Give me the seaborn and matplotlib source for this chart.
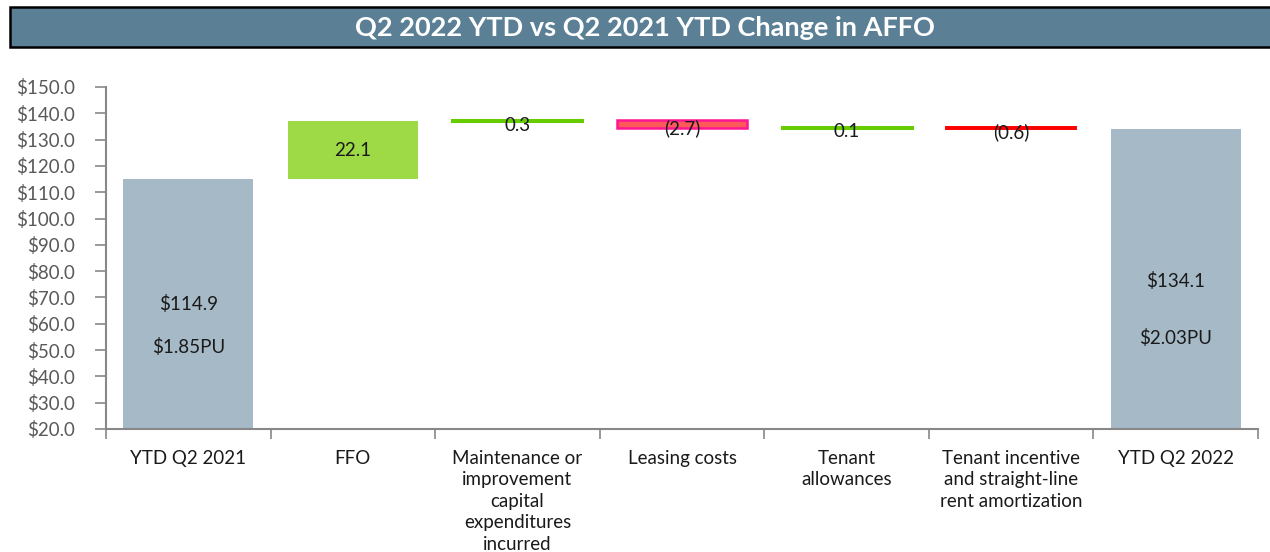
import matplotlib.pyplot as plt
import seaborn as sns
import numpy as np
from matplotlib.patches import Rectangle
from matplotlib.ticker import FixedLocator, FuncFormatter

# chart data
categories = ["YTD Q2 2021", "FFO",
              "Maintenance or\nimprovement\ncapital\nexpenditures\nincurred",
              "Leasing costs", "Tenant\nallowances",
              "Tenant incentive\nand straight-line\nrent amortization",
              "YTD Q2 2022"]
start_total = 114.9
changes = [22.1, 0.3, -2.7, 0.1, -0.6]
end_total = 134.1
change_labels = ["22.1", "0.3", "(2.7)", "0.1", "(0.6)"]
total_labels = ["$114.9", "$134.1"]
per_unit_labels = ["$1.85PU", "$2.03PU"]

sns.set_theme(style="white")
plt.rcParams['font.family'] = ['Lato', 'DejaVu Sans']

fig = plt.figure(figsize=(12.7, 5.52), dpi=100)
ax = fig.add_axes([106 / 1270, 1 - 429 / 552, (1258 - 106) / 1270, (429 - 87) / 552])

total_color = "#A6B9C6"
bar_w = 0.79
fs = 13.5

# waterfall: bottoms / heights
running = start_total
bottoms, heights = [0], [start_total]
for c in changes:
    bottoms.append(min(running, running + c))
    heights.append(abs(c))
    running += c
bottoms.append(0)
heights.append(end_total)

fills = [total_color, "#9EDA45", "#66CC00", "#FF5A5A", "#66CC00", "#FF0000", total_color]
edges = [total_color, "#9EDA45", "#66CC00", "#FF1493", "#66CC00", "#FF0000", total_color]
lws = [0, 0, 2.2, 1.8, 2.2, 1.4, 0]

for i, cat in enumerate(categories):
    sns.barplot(x=[cat], y=[heights[i]], bottom=bottoms[i], order=categories,
                color=fills[i], edgecolor=edges[i], linewidth=lws[i],
                width=bar_w, saturation=1, ax=ax)

# labels on change bars
for j, lab in enumerate(change_labels):
    i = j + 1
    mid = bottoms[i] + heights[i] / 2
    if heights[i] < 3:
        mid -= 1.6
    ax.text(i, mid, lab, ha="center", va="center", fontsize=fs, color="#1a1a1a")

# labels on total bars
ax.text(0, 67.5, total_labels[0], ha="center", va="center", fontsize=fs, color="#1a1a1a")
ax.text(0, 51.2, per_unit_labels[0], ha="center", va="center", fontsize=fs, color="#1a1a1a")
ax.text(6, 76.3, total_labels[1], ha="center", va="center", fontsize=fs, color="#1a1a1a")
ax.text(6, 54.6, per_unit_labels[1], ha="center", va="center", fontsize=fs, color="#1a1a1a")

ax.set_xlim(-0.5, 6.5)
ax.set_ylim(20, 150)
ax.set_yticks(np.arange(20, 151, 10))
ax.yaxis.set_major_formatter(FuncFormatter(lambda v, p: f"${v:.1f}"))
ax.tick_params(axis="y", direction="out", length=8, width=1.2, color="#888888",
               labelsize=fs, labelcolor="#595959", pad=14, left=True)

# ticks between categories, labels at category centers
ax.xaxis.set_major_locator(FixedLocator(np.arange(-0.5, 6.6, 1)))
ax.xaxis.set_minor_locator(FixedLocator(np.arange(0, 7)))
ax.set_xticklabels([""] * 8)
ax.set_xticklabels(categories, minor=True)
ax.tick_params(axis="x", which="major", direction="out", length=7, width=1.2,
               color="#888888", bottom=True)
ax.tick_params(axis="x", which="minor", length=0, pad=15, labelsize=fs,
               labelcolor="#1a1a1a")
for t in ax.get_xticklabels(minor=True):
    t.set_linespacing(1.32)
ax.set_xlabel("")
ax.set_ylabel("")

sns.despine(ax=ax)
for s in ["left", "bottom"]:
    ax.spines[s].set_color("#888888")
    ax.spines[s].set_linewidth(1.5)

# title banner
fig.patches.append(Rectangle((10 / 1270, 1 - 47 / 552), 1.0, 40 / 552,
                             transform=fig.transFigure, facecolor="#5B7F95",
                             edgecolor="black", linewidth=1.8, zorder=0))
fig.text(645 / 1270, 1 - 28 / 552, "Q2 2022 YTD vs Q2 2021 YTD Change in AFFO",
         ha="center", va="center", fontsize=19.5, fontweight="bold", color="white")

fig.savefig("out.png", dpi=100)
-*-
> _Description of the task_:
Output the data exactly. Pictures don't belong in the result.

> _Task result_:
Give me the seaborn and matplotlib source for this chart.
import matplotlib.pyplot as plt
import seaborn as sns
import numpy as np
from matplotlib.patches import Rectangle
from matplotlib.ticker import FixedLocator, FuncFormatter

# chart data
categories = ["YTD Q2 2021", "FFO",
              "Maintenance or\nimprovement\ncapital\nexpenditures\nincurred",
              "Leasing costs", "Tenant\nallowances",
              "Tenant incentive\nand straight-line\nrent amortization",
              "YTD Q2 2022"]
start_total = 114.9
changes = [22.1, 0.3, -2.7, 0.1, -0.6]
end_total = 134.1
change_labels = ["22.1", "0.3", "(2.7)", "0.1", "(0.6)"]
total_labels = ["$114.9", "$134.1"]
per_unit_labels = ["$1.85PU", "$2.03PU"]

sns.set_theme(style="white")
plt.rcParams['font.family'] = ['Lato', 'DejaVu Sans']

fig = plt.figure(figsize=(12.7, 5.52), dpi=100)
ax = fig.add_axes([106 / 1270, 1 - 429 / 552, (1258 - 106) / 1270, (429 - 87) / 552])

total_color = "#A6B9C6"
bar_w = 0.79
fs = 13.5

# waterfall: bottoms / heights
running = start_total
bottoms, heights = [0], [start_total]
for c in changes:
    bottoms.append(min(running, running + c))
    heights.append(abs(c))
    running += c
bottoms.append(0)
heights.append(end_total)

fills = [total_color, "#9EDA45", "#66CC00", "#FF5A5A", "#66CC00", "#FF0000", total_color]
edges = [total_color, "#9EDA45", "#66CC00", "#FF1493", "#66CC00", "#FF0000", total_color]
lws = [0, 0, 2.2, 1.8, 2.2, 1.4, 0]

for i, cat in enumerate(categories):
    sns.barplot(x=[cat], y=[heights[i]], bottom=bottoms[i], order=categories,
                color=fills[i], edgecolor=edges[i], linewidth=lws[i],
                width=bar_w, saturation=1, ax=ax)

# labels on change bars
for j, lab in enumerate(change_labels):
    i = j + 1
    mid = bottoms[i] + heights[i] / 2
    if heights[i] < 3:
        mid -= 1.6
    ax.text(i, mid, lab, ha="center", va="center", fontsize=fs, color="#1a1a1a")

# labels on total bars
ax.text(0, 67.5, total_labels[0], ha="center", va="center", fontsize=fs, color="#1a1a1a")
ax.text(0, 51.2, per_unit_labels[0], ha="center", va="center", fontsize=fs, color="#1a1a1a")
ax.text(6, 76.3, total_labels[1], ha="center", va="center", fontsize=fs, color="#1a1a1a")
ax.text(6, 54.6, per_unit_labels[1], ha="center", va="center", fontsize=fs, color="#1a1a1a")

ax.set_xlim(-0.5, 6.5)
ax.set_ylim(20, 150)
ax.set_yticks(np.arange(20, 151, 10))
ax.yaxis.set_major_formatter(FuncFormatter(lambda v, p: f"${v:.1f}"))
ax.tick_params(axis="y", direction="out", length=8, width=1.2, color="#888888",
               labelsize=fs, labelcolor="#595959", pad=14, left=True)

# ticks between categories, labels at category centers
ax.xaxis.set_major_locator(FixedLocator(np.arange(-0.5, 6.6, 1)))
ax.xaxis.set_minor_locator(FixedLocator(np.arange(0, 7)))
ax.set_xticklabels([""] * 8)
ax.set_xticklabels(categories, minor=True)
ax.tick_params(axis="x", which="major", direction="out", length=7, width=1.2,
               color="#888888", bottom=True)
ax.tick_params(axis="x", which="minor", length=0, pad=15, labelsize=fs,
               labelcolor="#1a1a1a")
for t in ax.get_xticklabels(minor=True):
    t.set_linespacing(1.32)
ax.set_xlabel("")
ax.set_ylabel("")

sns.despine(ax=ax)
for s in ["left", "bottom"]:
    ax.spines[s].set_color("#888888")
    ax.spines[s].set_linewidth(1.5)

# title banner
fig.patches.append(Rectangle((10 / 1270, 1 - 47 / 552), 1.0, 40 / 552,
                             transform=fig.transFigure, facecolor="#5B7F95",
                             edgecolor="black", linewidth=1.8, zorder=0))
fig.text(645 / 1270, 1 - 28 / 552, "Q2 2022 YTD vs Q2 2021 YTD Change in AFFO",
         ha="center", va="center", fontsize=19.5, fontweight="bold", color="white")

fig.savefig("out.png", dpi=100)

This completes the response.